Thursday, February 01, 2007

When Faith Moves Mountains

Among the interesting works of landscape art in Tacita Dean and Jeremy Millar's book Place is one they describe as having 'great simplicity and poetic richness': When Faith Moves Mountains by Francis Alÿs. The artist was struck by the hardship of life on the edge of Lima, where seventy thousand people live in shanty towns without running water or electricity. Displaced from the city by social unrest and economic crises, they came to live on the Ventanilla dunes, slowly moving hills of sand that seem like metaphors for the forces acting on the people of Lima. On April 11 2002, Alÿs organised an action he describes as 'at once futile and heroic, absurd and urgent.' Five hundred volunteers formed a line at the foot of a dune and working only with shovels managed to mve it about four inches from its original position.

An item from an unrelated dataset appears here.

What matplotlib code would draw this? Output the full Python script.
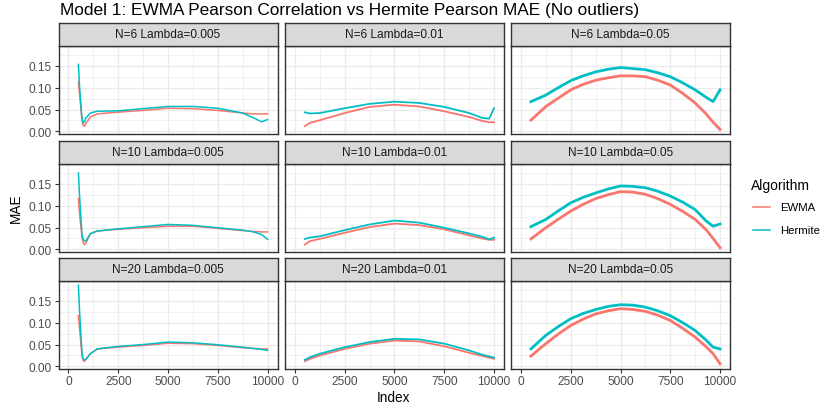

There is an Artforum article in which Alÿs discusses this work. "When Faith Moves Mountains is my attempt to deromanticize Land art. When Richard Long made his walks in the Peruvian desert, he was pursuing a contemplative practice that distanced him from the immediate social context. When Robert Smithson built the Spiral Jetty on the Salt Lake in Utah, he was turning civil engineering into sculpture and vice versa. Here, we have attempted to create a kind of Land art for the land-less, and, with the help of hundreds of people and shovels, we created a social allegory. This story is not validated by any physical trace or addition to the landscape. We shall now leave the care of our story to oral tradition, as Plato says in the Republic. Only in its repetition and transmission is the work actualized. In this respect, art can never free itself from myth. Indeed, in modem no less than premodern societies, art operates precisely within the space of myth."